My theatre career: I played Lincoln’s Severed Arm


Last night, I attended the final performance of Edgewood Jr. High’s performance of “Beauty and the Beast” and, after, the cast gathering at Dairy Queen. While waiting in line for Blizzards, my daughter, Genny, who played both the Hag and Marguerite, and her friend Kendra (the Enchanted Mirror) asked if I’d ever acted.

“Did you play a tree?” They asked in the way two 15-year-olds fresh from theatrical triumph ask.

“I was the judge in ‘Inherit The Wind'” did not impress them.

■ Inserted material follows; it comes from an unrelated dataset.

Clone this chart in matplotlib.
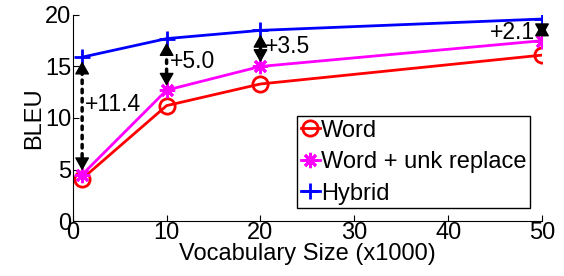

“I did play Lincoln’s severed arm,” which got the kind of reaction I was looking for, but they insisted I made that up. Here then, the proof, in the form of an excerpt discussing the role from Wilford’s Dramaturgical Catalog, the 1927 edition:

The arm, dislodged from the President by the shot that killed him, goes in search of Lincoln’s assassin. The role of the severed arm is a difficult one the play, as all it’s emotive powers are limited to gestures that can easily descend into the pathetic or comical, such as, for instance, the “startled revulsion” expressed by the hand of Lincoln’s severed arm when, dragging itself Southward on the trail of Jefferson Davis, whom the arm mistakenly believes commissioned the killing, encounters the rotted remains of soldiers North and South in the mud it struggles through near Antietam. While the hand cannot see the gore into which it is sunk up to it’s knuckles, it can feel it and is repulsed by the physicality of the war’s bloody cost, as well as despairing, because of Davis’ escape across the Virginia border. The actor portraying the hand must react without theatrics–recoiling from the remains of boy soldiers, horrified, but not dramatically raising itself palm opened, questioning and ready to grasp at whatever answer the gods may deliver, nor by shaking a fist or flipping the bird at empty fate. Lincoln’s hand, as with The Dane, challenges the actor’s emotionality to come forth in silence, behind the dialogue, in quiescent action. It is not a part to be shrugged on like a costume, the performer must become Lincoln’s arm, as well as his gentle and determined spirit, ever separated now from life.